━━━━━ Supplied material
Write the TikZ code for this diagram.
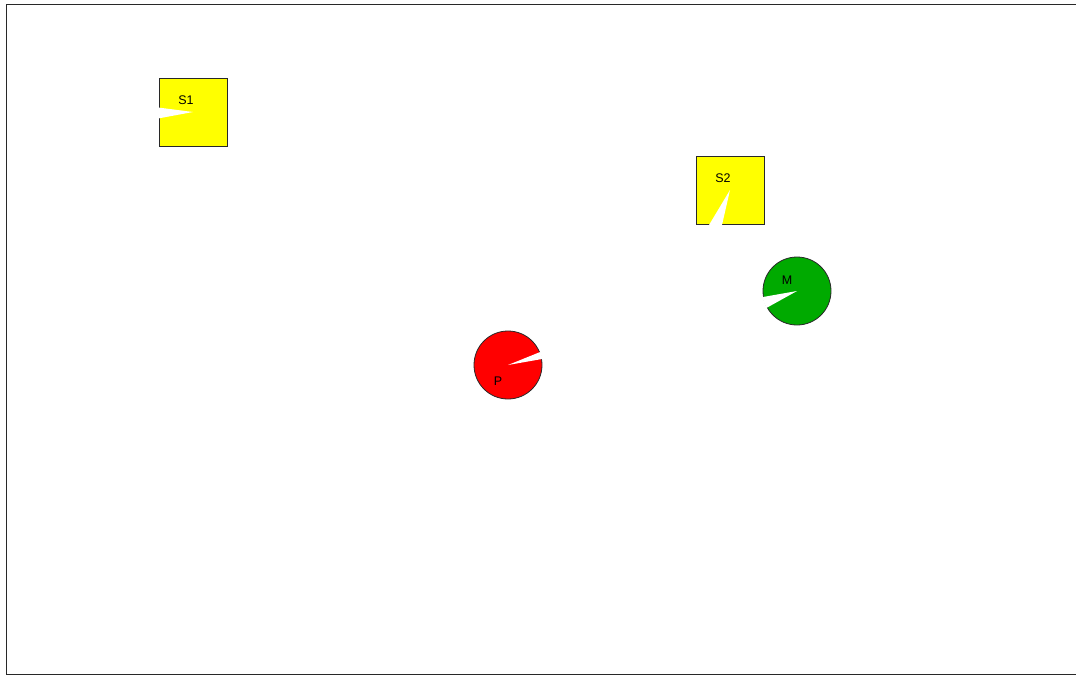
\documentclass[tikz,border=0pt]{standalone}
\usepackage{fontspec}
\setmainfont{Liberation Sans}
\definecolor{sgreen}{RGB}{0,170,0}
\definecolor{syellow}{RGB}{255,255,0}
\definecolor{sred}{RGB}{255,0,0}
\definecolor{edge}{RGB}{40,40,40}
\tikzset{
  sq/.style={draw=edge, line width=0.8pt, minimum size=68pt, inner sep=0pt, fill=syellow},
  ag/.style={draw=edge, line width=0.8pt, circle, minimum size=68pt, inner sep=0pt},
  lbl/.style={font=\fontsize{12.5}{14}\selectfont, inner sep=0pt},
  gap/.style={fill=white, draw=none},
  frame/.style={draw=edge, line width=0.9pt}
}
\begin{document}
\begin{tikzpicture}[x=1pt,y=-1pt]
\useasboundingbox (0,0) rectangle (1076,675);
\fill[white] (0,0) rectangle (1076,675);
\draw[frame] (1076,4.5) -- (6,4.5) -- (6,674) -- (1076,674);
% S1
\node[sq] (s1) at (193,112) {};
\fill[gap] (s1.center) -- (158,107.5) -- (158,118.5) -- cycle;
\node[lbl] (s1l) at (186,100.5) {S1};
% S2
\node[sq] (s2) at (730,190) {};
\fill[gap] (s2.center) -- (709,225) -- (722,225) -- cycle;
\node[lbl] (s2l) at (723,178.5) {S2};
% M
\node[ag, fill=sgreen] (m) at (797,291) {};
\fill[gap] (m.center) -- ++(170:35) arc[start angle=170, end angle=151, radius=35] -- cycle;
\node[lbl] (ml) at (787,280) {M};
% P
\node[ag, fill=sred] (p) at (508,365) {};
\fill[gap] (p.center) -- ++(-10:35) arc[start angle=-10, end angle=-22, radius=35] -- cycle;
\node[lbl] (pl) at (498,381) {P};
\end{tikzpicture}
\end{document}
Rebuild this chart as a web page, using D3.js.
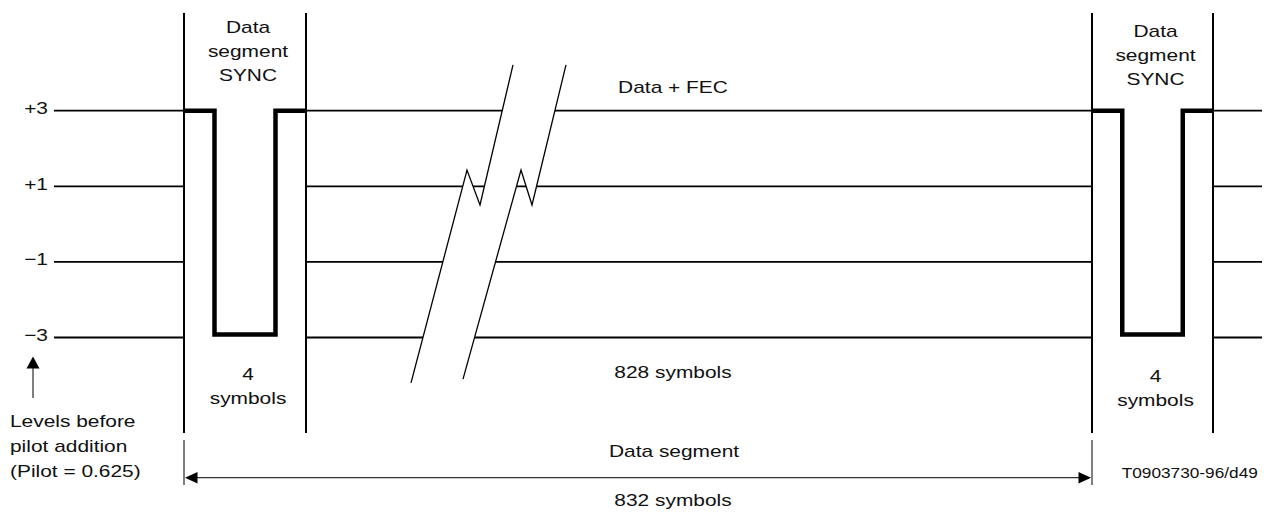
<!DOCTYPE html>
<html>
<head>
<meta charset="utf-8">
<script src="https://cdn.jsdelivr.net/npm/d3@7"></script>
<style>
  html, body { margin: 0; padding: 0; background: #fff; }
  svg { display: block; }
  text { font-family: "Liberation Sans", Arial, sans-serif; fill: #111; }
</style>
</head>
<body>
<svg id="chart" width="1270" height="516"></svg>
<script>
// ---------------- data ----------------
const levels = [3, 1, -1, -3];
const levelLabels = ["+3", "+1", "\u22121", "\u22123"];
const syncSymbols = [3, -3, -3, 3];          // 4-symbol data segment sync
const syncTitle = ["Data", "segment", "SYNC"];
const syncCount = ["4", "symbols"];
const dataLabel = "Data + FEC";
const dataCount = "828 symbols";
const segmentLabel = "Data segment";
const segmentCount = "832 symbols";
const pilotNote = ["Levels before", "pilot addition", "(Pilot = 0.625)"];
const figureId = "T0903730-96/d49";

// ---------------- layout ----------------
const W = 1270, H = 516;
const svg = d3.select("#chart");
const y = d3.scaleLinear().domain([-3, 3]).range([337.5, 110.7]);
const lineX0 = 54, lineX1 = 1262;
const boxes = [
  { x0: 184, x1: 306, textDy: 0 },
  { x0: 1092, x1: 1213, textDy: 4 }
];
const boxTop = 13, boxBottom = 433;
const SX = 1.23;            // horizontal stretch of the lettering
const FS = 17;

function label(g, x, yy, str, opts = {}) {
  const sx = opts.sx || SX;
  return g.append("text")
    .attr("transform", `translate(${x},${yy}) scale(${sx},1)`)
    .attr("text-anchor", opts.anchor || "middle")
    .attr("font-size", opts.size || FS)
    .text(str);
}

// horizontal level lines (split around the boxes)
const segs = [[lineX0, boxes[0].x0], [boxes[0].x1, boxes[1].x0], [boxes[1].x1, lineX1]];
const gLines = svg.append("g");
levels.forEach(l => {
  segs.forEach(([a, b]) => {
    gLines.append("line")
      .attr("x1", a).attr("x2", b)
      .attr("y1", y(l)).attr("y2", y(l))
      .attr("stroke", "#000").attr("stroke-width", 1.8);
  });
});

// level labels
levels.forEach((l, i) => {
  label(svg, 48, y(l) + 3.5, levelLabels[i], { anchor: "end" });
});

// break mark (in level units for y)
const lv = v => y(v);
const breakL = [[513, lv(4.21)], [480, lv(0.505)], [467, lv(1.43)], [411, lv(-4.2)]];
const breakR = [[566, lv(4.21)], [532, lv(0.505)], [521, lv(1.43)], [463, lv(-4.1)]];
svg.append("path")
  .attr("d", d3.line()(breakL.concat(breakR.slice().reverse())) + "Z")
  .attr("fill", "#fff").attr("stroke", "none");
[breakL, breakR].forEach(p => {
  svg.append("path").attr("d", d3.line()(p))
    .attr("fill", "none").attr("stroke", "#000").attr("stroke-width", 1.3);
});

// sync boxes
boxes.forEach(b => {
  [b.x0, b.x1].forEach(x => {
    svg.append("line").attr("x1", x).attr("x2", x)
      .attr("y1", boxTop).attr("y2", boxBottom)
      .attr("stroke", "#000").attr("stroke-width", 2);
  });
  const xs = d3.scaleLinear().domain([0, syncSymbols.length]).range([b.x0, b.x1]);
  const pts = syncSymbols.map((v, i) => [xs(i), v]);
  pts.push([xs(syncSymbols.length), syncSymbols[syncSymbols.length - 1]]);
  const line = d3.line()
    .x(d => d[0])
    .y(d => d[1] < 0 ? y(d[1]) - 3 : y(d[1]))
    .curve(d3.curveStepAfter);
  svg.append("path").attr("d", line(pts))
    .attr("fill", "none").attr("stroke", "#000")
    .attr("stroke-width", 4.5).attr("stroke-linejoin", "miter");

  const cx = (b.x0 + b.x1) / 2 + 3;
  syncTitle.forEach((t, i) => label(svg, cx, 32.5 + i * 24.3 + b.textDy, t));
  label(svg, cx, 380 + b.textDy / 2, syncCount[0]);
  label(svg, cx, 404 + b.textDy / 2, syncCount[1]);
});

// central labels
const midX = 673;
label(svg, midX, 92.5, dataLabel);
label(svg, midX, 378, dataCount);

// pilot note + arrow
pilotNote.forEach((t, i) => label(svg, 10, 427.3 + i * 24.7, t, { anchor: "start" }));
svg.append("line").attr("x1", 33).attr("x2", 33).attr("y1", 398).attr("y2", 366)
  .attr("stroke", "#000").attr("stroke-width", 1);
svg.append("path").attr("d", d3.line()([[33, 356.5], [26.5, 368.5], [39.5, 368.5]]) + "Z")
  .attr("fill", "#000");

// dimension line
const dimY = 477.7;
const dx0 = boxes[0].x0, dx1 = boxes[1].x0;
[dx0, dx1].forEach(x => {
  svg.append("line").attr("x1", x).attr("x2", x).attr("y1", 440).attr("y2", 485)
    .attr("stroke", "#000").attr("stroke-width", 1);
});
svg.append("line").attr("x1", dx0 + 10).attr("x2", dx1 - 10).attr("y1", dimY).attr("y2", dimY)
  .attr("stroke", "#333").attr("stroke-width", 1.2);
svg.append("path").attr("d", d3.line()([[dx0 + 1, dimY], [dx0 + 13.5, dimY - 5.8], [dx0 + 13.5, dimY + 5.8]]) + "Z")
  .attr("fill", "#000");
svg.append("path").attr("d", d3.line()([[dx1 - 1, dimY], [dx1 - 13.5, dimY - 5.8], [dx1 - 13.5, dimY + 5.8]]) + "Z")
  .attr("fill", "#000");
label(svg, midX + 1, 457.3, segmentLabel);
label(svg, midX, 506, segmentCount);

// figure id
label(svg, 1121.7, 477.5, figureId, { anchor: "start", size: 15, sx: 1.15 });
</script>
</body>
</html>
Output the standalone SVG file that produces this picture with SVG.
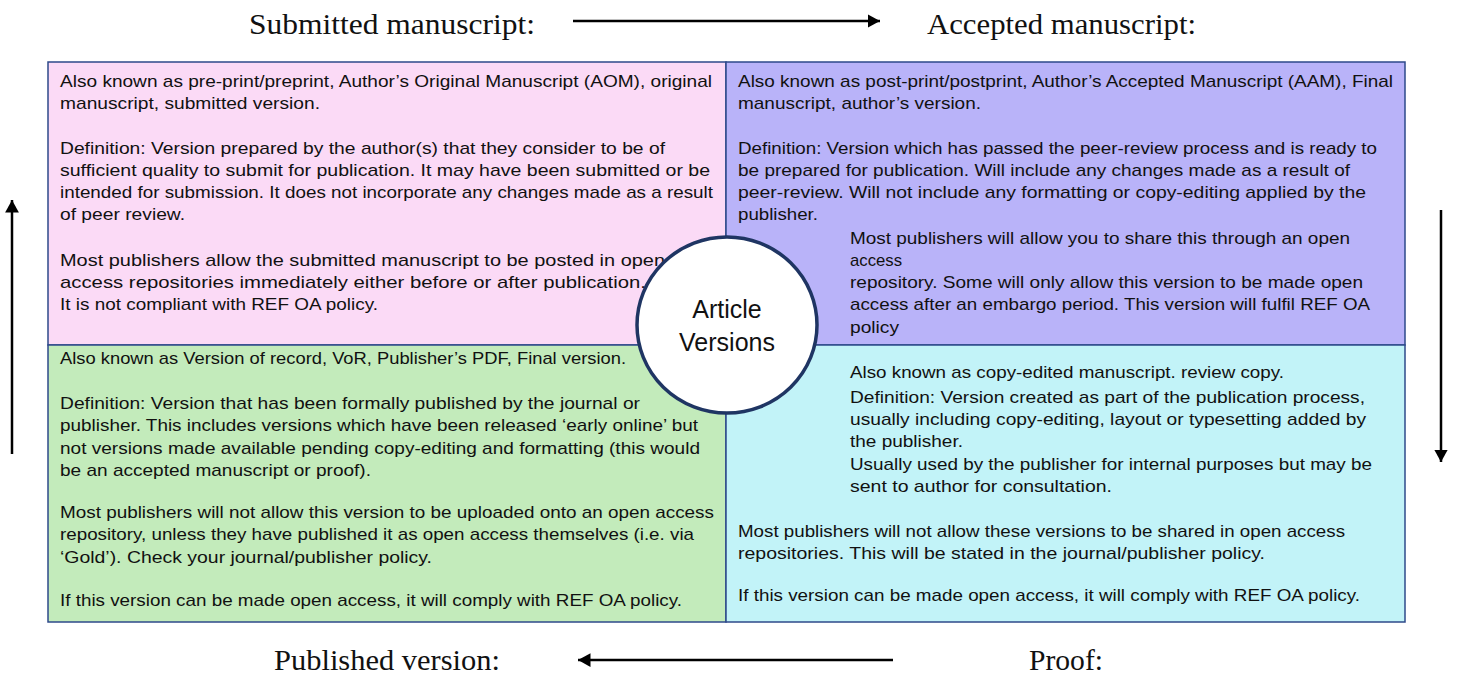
━━━━━━━━━━
• [Required work]
Reply with the number of lines in the data that include the string "chart" and nothing else.

• [Solution to the problem]
3